Adjusting the Set for a Wide Range of Second Graders
The difficulty of a riddle is almost entirely a function of vocabulary and clue specificity. For students who are still building foundational comprehension, use riddles where every clue maps directly to a single recognizable feature: "I have four legs. I say meow. I live in houses." There is minimal inference required — the answer is nearly obvious after two clues — but the student still practices the habit of reading all clues before writing. That procedural habit is the real instructional target for this group right now.

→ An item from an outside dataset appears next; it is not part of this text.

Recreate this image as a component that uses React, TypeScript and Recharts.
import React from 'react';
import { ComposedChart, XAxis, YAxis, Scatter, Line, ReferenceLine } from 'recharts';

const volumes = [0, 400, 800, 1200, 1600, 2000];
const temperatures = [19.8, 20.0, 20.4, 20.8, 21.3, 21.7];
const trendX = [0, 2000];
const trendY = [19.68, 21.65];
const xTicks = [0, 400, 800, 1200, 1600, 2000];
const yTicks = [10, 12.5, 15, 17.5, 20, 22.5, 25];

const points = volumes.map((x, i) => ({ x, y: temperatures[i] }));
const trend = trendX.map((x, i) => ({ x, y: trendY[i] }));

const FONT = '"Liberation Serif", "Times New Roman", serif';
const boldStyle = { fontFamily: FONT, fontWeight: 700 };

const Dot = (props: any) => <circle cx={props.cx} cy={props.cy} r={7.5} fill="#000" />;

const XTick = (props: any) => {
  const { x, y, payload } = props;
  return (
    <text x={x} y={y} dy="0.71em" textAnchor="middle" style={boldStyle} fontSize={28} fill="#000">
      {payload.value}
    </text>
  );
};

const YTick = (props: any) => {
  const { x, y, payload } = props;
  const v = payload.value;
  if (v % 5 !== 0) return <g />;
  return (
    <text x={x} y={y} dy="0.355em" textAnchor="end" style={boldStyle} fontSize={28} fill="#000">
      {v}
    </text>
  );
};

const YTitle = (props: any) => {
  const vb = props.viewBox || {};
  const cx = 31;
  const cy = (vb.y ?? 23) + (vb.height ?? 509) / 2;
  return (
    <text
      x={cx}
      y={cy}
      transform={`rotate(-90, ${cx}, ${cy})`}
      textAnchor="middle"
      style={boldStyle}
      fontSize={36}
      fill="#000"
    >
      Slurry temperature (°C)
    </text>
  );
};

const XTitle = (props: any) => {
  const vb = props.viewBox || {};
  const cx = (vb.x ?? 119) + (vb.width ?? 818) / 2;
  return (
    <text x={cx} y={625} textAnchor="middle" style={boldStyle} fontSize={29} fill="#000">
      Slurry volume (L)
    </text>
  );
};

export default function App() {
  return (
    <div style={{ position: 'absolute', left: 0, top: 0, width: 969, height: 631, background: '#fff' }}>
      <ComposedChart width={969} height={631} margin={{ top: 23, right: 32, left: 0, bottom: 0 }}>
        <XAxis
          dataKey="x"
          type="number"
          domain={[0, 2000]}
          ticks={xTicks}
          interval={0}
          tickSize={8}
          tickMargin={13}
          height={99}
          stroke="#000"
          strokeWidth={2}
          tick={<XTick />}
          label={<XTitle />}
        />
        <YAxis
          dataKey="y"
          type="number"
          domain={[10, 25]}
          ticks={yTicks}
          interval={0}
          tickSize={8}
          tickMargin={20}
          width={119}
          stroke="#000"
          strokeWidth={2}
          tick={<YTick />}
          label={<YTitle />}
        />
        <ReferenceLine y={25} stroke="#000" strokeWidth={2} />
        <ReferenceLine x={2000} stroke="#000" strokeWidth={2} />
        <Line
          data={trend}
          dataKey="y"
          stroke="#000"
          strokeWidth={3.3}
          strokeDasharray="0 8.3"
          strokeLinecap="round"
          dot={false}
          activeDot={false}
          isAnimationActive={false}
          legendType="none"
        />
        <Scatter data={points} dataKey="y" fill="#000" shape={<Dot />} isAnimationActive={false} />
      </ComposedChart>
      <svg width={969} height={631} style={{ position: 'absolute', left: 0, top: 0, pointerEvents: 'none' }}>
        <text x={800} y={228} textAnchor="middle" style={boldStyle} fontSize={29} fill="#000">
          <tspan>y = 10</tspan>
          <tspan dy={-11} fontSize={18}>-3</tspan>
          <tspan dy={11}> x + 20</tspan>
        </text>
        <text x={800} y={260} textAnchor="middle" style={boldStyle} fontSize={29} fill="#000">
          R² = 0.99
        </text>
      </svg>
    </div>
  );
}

For students reading above grade level, give them riddles built around function and relationship rather than physical description: "People use me to tell time. I have a face but no eyes. I have hands but no fingers." These clues require students to think abstractly about what an object does rather than what it looks like. You can also ask advanced students to write a second version of the same riddle using entirely different clues — same answer, but no repeated vocabulary. That constraint forces them to consider a concept from multiple angles, which is a genuinely demanding thinking task. With the 2nd grade who am i worksheets pdf set, assigning different sheets by reading level is straightforward because each worksheet stands alone without any dependency on the others.
Frequently Asked Questions
How many clues should a riddle have for a second grader?

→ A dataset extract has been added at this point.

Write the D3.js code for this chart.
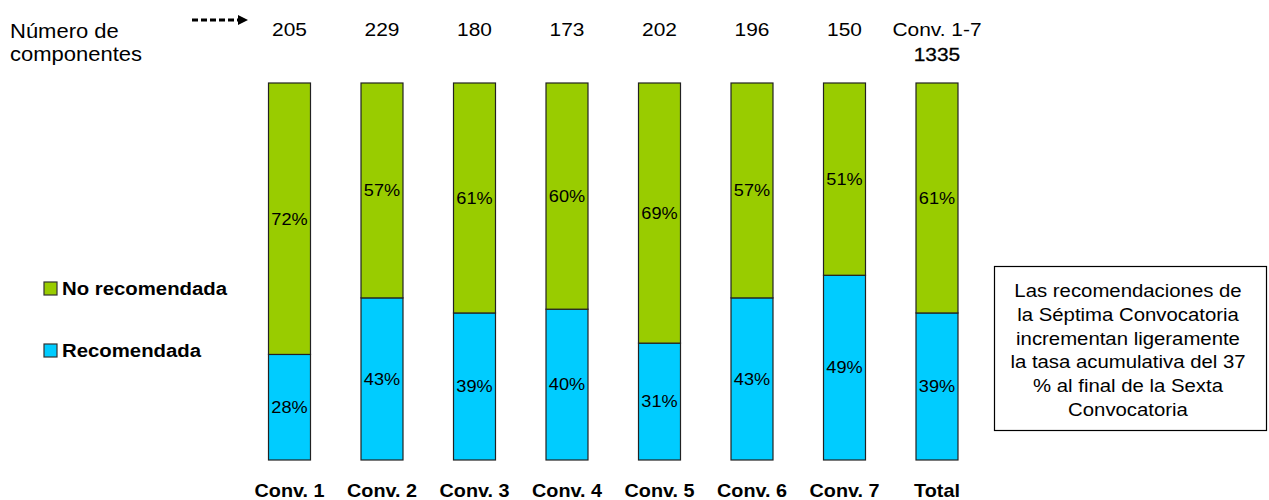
<!DOCTYPE html>
<html>
<head>
<meta charset="utf-8">
<script src="https://cdn.jsdelivr.net/npm/d3@7"></script>
<style>
  body { margin: 0; background: #fff; }
  svg text { font-family: "Liberation Sans", Arial, sans-serif; fill: #000; }
</style>
</head>
<body>
<svg id="chart"></svg>
<script>
var categories = ["Conv. 1", "Conv. 2", "Conv. 3", "Conv. 4", "Conv. 5", "Conv. 6", "Conv. 7", "Total"];
var recomendada = [28, 43, 39, 40, 31, 43, 49, 39];
var noRecomendada = [72, 57, 61, 60, 69, 57, 51, 61];
var componentes = ["205", "229", "180", "173", "202", "196", "150", "Conv. 1-7"];
var totalComponentes = "1335";
var seriesNames = ["No recomendada", "Recomendada"];
var noteLines = ["Las recomendaciones de", "la Séptima Convocatoria", "incrementan ligeramente",
                 "la tasa acumulativa del 37", "% al final de la Sexta", "Convocatoria"];

var width = 1269, height = 500;
var green = "#99cc00", blue = "#00ccff";
var sx = 1.1; // the original font renders a little wider than Liberation Sans

var svg = d3.select("#chart").attr("width", width).attr("height", height);

// places a text at (x,y) and stretches it sideways
function place(x, y) {
  return function(d, i) {
    var px = typeof x === "function" ? x(d, i) : x;
    var py = typeof y === "function" ? y(d, i) : y;
    return "translate(" + px + "," + py + ") scale(" + sx + ",1)";
  };
}

var x = d3.scaleBand()
    .domain(categories)
    .range([243.25, 983.25])
    .paddingInner(0.546)
    .paddingOuter(0.273);

var y = d3.scaleLinear()
    .domain([0, 100])
    .range([460, 83]);

var data = categories.map(function(c, i) {
  return { cat: c, rec: recomendada[i], no: noRecomendada[i] };
});

function mid(d) { return x(d.cat) + x.bandwidth() / 2; }

// blue part (bottom)
svg.selectAll(".rec")
  .data(data)
  .enter().append("rect")
    .attr("class", "rec")
    .attr("x", function(d) { return x(d.cat); })
    .attr("y", function(d) { return y(d.rec); })
    .attr("width", x.bandwidth())
    .attr("height", function(d) { return y(0) - y(d.rec); })
    .attr("fill", blue)
    .attr("stroke", "#222")
    .attr("stroke-width", 1.2);

// green part (top)
svg.selectAll(".no")
  .data(data)
  .enter().append("rect")
    .attr("class", "no")
    .attr("x", function(d) { return x(d.cat); })
    .attr("y", function(d) { return y(d.rec + d.no); })
    .attr("width", x.bandwidth())
    .attr("height", function(d) { return y(d.rec) - y(d.rec + d.no); })
    .attr("fill", green)
    .attr("stroke", "#222")
    .attr("stroke-width", 1.2);

// percent labels
svg.selectAll(".recLbl")
  .data(data)
  .enter().append("text")
    .attr("transform", place(mid, function(d) { return (y(0) + y(d.rec)) / 2; }))
    .attr("dy", "0.35em")
    .attr("text-anchor", "middle")
    .style("font-size", "16.5px")
    .text(function(d) { return d.rec + "%"; });

svg.selectAll(".noLbl")
  .data(data)
  .enter().append("text")
    .attr("transform", place(mid, function(d) { return (y(d.rec) + y(d.rec + d.no)) / 2; }))
    .attr("dy", "0.35em")
    .attr("text-anchor", "middle")
    .style("font-size", "16.5px")
    .text(function(d) { return d.no + "%"; });

// category labels at bottom
var xAxis = d3.axisBottom(x).tickSize(0).tickPadding(0);
var gx = svg.append("g")
    .attr("transform", "translate(0,484)")
    .call(xAxis);
gx.select(".domain").remove();
gx.selectAll("text")
    .attr("y", 0)
    .attr("dy", "0.72em")
    .attr("transform", "scale(" + sx + ",1)")
    .style("font-family", "'Liberation Sans', Arial, sans-serif")
    .style("font-size", "18px")
    .style("font-weight", "bold")
    .attr("fill", "#000");

// component counts at top
svg.selectAll(".count")
  .data(componentes)
  .enter().append("text")
    .attr("transform", place(function(d, i) { return x(categories[i]) + x.bandwidth() / 2; }, 36))
    .attr("text-anchor", "middle")
    .style("font-size", "19px")
    .text(function(d) { return d; });

svg.append("text")
    .attr("transform", place(x("Total") + x.bandwidth() / 2, 61))
    .attr("text-anchor", "middle")
    .style("font-size", "19px")
    .attr("stroke", "#000")
    .attr("stroke-width", 0.3)
    .text(totalComponentes);

svg.append("text")
    .attr("transform", place(10, 38))
    .style("font-size", "20px")
    .text("Número de");
svg.append("text")
    .attr("transform", place(10, 61))
    .style("font-size", "20px")
    .text("componentes");

// dashed arrow
svg.append("line")
    .attr("x1", 192).attr("y1", 20)
    .attr("x2", 240).attr("y2", 20)
    .attr("stroke", "#000")
    .attr("stroke-width", 3)
    .attr("stroke-dasharray", "6,3");
svg.append("path")
    .attr("d", "M238,15 L248,20 L238,25 Z")
    .attr("fill", "#000");

// legend
var legend = svg.selectAll(".legend")
  .data(seriesNames)
  .enter().append("g")
    .attr("transform", function(d, i) { return "translate(44," + (282 + i * 62) + ")"; });
legend.append("rect")
    .attr("width", 13).attr("height", 13)
    .attr("fill", function(d, i) { return i === 0 ? green : blue; })
    .attr("stroke", "#333")
    .attr("stroke-width", 1.2);
legend.append("text")
    .attr("transform", place(18, 13))
    .style("font-size", "18.5px")
    .style("font-weight", "bold")
    .text(function(d) { return d; });

// note box
svg.append("rect")
    .attr("x", 994.5).attr("y", 266.5)
    .attr("width", 272).attr("height", 164)
    .attr("fill", "#fff")
    .attr("stroke", "#000")
    .attr("stroke-width", 1.2);
svg.selectAll(".note")
  .data(noteLines)
  .enter().append("text")
    .attr("transform", place(1128, function(d, i) { return 297 + i * 23.8; }))
    .attr("text-anchor", "middle")
    .style("font-size", "18.5px")
    .text(function(d) { return d; });
</script>
</body>
</html>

Three to four clues is the range that works best at this age. Fewer than three gives students too little to work with — they guess on instinct rather than logic. More than five tends to overwhelm working memory before they reach the answer line. Four clues is the most reliable structure because the third clue usually narrows the field significantly and the fourth confirms or forces a revision, which mirrors how strong readers use context across a longer passage.
Can these worksheets be used with kindergarten or third-grade students?
With kindergarten students, teacher-read versions work well — the inferential skill is the same, but the reading demand needs to be removed. For third grade, the worksheets are most useful as a quick warm-up or inference review rather than new instruction. At that level, students benefit more from applying inference to longer texts with implied character motivations rather than object-identification riddles. Use them for re-engagement after a break or as a fast-finisher option.
What is the difference between using riddles for inference and using leveled readers for the same skill?
Riddles isolate the inference move. A leveled reader asks students to track characters, setting, sequence, and inference simultaneously. For students who are struggling specifically with combining clues, that load is too high — they cannot tell you which part of the thinking is breaking down. A riddle strips everything else away. The entire text is clues and the entire task is to synthesize them. Once students can do that cleanly on a riddle, moving that same strategy into a leveled reader is easier because they already know what the thinking is supposed to feel like.
Are there ways to support ELL students using these worksheets?
The 2nd grade who am i worksheets pdf format supports ELL students well when answer choices are provided as labeled illustrations rather than blank lines. Seeing four pictures and crossing out options as each clue eliminates them gives students a concrete visual way to track their reasoning without getting stuck on written production. The vocabulary demands are real — a clue that uses "nocturnal" requires pre-teaching — so previewing two or three key content words before independent work prevents the worksheet from becoming a vocabulary test rather than an inference exercise.